Dazu trug vor allem der Umstand bei, dass die DSt bald nach ihrer Gründung in schwere innere Kämpfe verwickelt wurde, die nach dem Ausscheiden der pragmatisch orientierten Kriegsgeneration zu einer dauerhaften Spaltung der DSt in eine republikanisch-verfassungstreue Minderheit und einen völkischen Mehrheitsflügel führte. Hauptstreitpunkt des jahrelang erbittert geführten „Verfassungsstreits“ war die Frage, ob die Mitgliedschaft in den Einzelstudentenschaften auf dem egalitär-demokratischen „Staatsbürgerprinzip“ oder dem von den Völkischen vertretenen „Arierprinzip“ beruhen sollte. Letzteres wurde anfangs nur von den österreichischen und „sudetendeutschen“ Vertretern propagiert, fand aber auch unter den „reichsdeutschen“ Studentenschaften – vor allem nach Gründung des Deutschen Hochschulrings als Sammlungsbewegung der völkischen Rechten – immer mehr Zustimmung. Der letztendliche Sieg der arisch-völkischen Position veranlasste schließlich den preußischen Kultusminister Becker um die Jahreswende 1926/27, den Studentenschaften in seinem Land ein Ultimatum zu stellen: Sie sollten entweder den Staatsbürgergrundsatz uneingeschränkt anerkennen (und die Zusammenarbeit mit den rein-„arischen“ auslandsdeutschen Studentenschaften beenden) oder ihren öffentlich-rechtlichen Status verlieren, den sie seit 1920 besaßen. In einer Urabstimmung votierten die preußischen Studierenden zu rund 77 % gegen die entsprechende Verordnung Beckers, der daraufhin die verfassten Studentenschaften in Preußen auflöste.

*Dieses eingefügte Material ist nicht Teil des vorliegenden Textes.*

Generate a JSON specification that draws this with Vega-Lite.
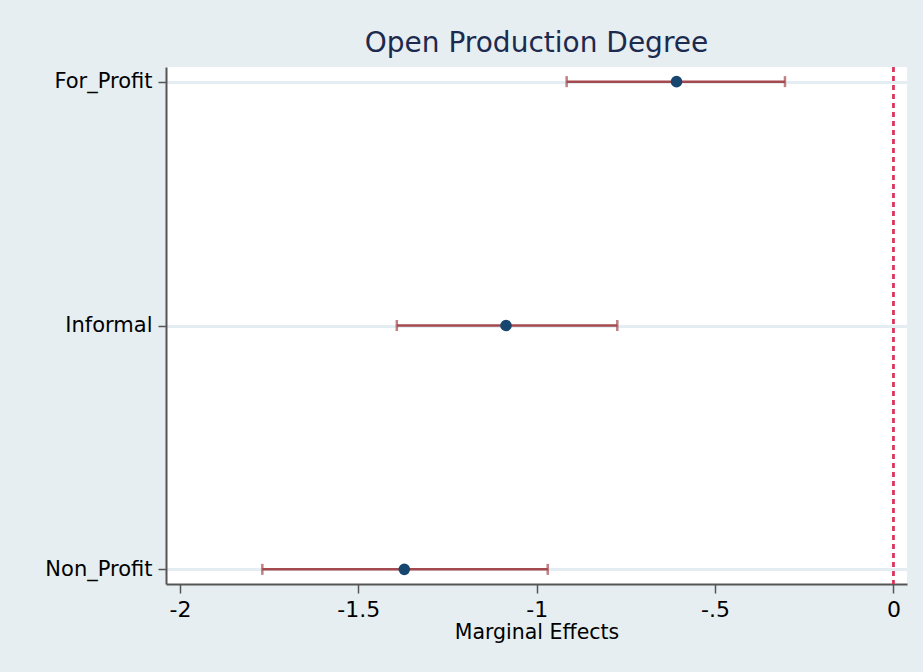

Nationalsozialistische Eroberung und Gleichschaltung

In der Folge verlor die DSt zeitweise an Bedeutung und geriet zugleich in immer stärkere Abhängigkeit von den einflussreichen Korporationsverbänden; eine 1928 von republikanischen, linken und jüdischen Gruppen initiierte Gegengründung namens Deutscher Studenten-Verband (D.St.V.) fand indes nur wenig Rückhalt. Ein relativer Rückgang der Wahlbeteiligung zu den örtlichen Studentenausschüssen – von zuvor durchschnittlich 80 % auf unter 50 % im Jahr 1929 – begünstigte zudem deren anschließende „Eroberung“ durch den NS-Studentenbund, der auf dem Grazer Studententag 1931 – zum Teil gegen den erbitterten Widerstand der Korporationsverbände – schließlich die Führung in der DSt übernahm. Auf dem Königsberger Studententag im Jahr darauf erschienen die Delegierten bereits in den Uniformen der verschiedenen NSDAP-Gliederungen; die faktische Selbstgleichschaltung der DSt war vollzogen. 1933 wurden die verfassten Studentenschaften per Reichsgesetz auch in Preußen wieder eingeführt, zugleich allerdings ihrer demokratischen Verfassung beraubt und auf das Führerprinzip und die politischen Ziele des NS-Staates eingeschworen. Dies führte zu einer vorübergehenden Stabilisierung und Aufwertung der DSt. In der Folge mehrten sich aber die ständigen Machtkämpfe mit dem NS-Studentenbund, so dass schließlich 1936 beide Organisationen unter einer gemeinsamen „Reichstudentenführung“ zusammengeführt wurden. 1945 wurde die Deutsche Studentenschaft durch den Alliierten Kontrollrat als NS-Organisation verboten. Als – wiederum demokratische – Nachfolgeorganisation entstand 1949 in Marburg der Verband Deutscher Studentenschaften (VDS).